§ **Exercise input**:
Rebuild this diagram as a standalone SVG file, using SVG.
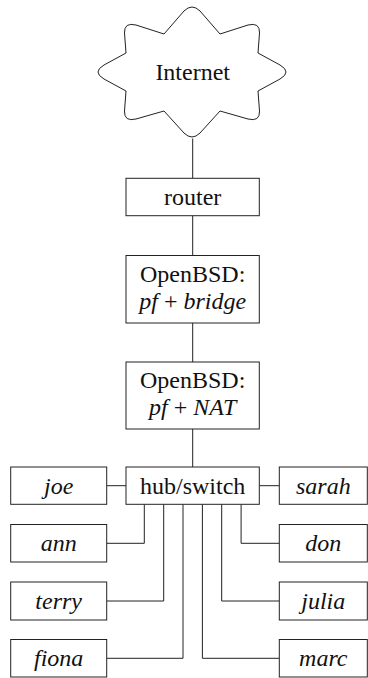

==

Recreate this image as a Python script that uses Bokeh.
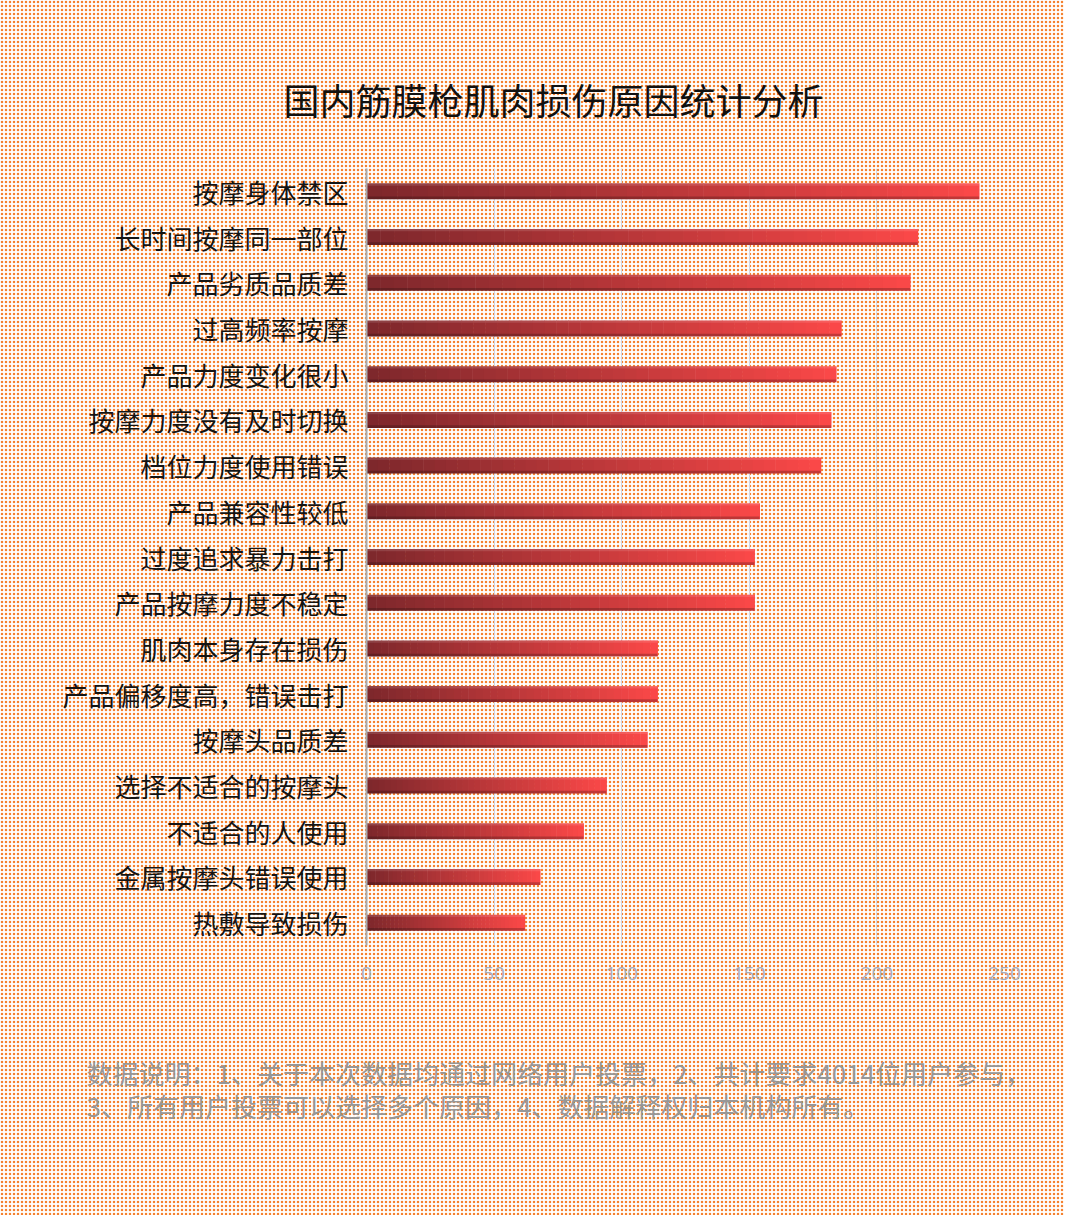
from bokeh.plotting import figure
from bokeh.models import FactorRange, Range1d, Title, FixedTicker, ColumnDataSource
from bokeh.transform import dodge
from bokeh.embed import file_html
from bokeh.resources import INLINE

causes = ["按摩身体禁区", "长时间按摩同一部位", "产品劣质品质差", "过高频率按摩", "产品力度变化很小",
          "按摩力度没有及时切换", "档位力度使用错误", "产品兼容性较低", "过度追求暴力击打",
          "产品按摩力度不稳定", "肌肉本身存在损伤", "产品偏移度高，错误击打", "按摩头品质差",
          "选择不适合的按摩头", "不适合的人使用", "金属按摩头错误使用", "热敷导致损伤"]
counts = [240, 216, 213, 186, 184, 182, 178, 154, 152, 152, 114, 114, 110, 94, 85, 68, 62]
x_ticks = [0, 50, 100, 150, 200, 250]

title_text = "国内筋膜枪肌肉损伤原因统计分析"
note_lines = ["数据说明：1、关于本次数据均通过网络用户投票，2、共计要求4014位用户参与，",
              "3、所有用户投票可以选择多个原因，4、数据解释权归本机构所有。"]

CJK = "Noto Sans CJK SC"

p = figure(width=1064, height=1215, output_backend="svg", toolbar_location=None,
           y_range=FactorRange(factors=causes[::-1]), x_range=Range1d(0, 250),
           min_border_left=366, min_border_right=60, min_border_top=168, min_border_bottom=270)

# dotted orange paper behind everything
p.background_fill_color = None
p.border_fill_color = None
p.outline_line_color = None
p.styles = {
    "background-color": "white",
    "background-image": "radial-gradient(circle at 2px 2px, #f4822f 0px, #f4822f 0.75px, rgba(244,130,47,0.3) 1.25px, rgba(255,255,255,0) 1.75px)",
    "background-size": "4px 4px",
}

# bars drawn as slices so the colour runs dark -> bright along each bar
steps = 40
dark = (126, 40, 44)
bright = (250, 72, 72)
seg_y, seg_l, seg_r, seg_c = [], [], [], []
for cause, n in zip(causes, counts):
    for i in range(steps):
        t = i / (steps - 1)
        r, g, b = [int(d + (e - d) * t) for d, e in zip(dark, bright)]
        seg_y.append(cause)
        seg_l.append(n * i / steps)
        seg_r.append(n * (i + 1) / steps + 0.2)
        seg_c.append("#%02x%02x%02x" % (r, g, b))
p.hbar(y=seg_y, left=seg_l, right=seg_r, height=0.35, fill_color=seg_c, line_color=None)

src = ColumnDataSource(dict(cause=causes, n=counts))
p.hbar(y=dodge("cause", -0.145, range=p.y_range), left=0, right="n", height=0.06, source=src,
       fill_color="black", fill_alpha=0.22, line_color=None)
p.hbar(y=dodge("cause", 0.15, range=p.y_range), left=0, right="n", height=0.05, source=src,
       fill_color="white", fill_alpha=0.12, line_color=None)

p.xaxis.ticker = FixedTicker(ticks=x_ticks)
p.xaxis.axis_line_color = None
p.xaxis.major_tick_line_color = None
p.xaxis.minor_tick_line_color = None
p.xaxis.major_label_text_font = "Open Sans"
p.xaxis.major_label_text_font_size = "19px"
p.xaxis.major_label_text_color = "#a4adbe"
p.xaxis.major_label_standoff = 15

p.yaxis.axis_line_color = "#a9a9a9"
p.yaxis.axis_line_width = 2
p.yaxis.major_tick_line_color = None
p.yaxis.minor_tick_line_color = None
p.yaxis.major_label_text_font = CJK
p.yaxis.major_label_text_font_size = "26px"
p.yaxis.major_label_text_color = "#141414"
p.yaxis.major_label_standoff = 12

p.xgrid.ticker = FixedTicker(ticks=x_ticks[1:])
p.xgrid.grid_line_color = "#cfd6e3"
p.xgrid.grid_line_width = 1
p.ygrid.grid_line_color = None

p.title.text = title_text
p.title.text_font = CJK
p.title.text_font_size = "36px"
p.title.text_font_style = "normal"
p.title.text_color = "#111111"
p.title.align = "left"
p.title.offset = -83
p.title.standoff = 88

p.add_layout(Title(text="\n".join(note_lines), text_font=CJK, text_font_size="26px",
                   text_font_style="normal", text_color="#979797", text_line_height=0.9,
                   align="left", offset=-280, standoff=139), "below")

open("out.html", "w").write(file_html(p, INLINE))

§ **What you need to do**:
Output exactly the lines from the one containing "Recreate this image" through the one containing "from bokeh.resources import INLINE", both included, and nothing else; leave out any pictures.

§ **Output for this task**:
Recreate this image as a Python script that uses Bokeh.
from bokeh.plotting import figure
from bokeh.models import FactorRange, Range1d, Title, FixedTicker, ColumnDataSource
from bokeh.transform import dodge
from bokeh.embed import file_html
from bokeh.resources import INLINE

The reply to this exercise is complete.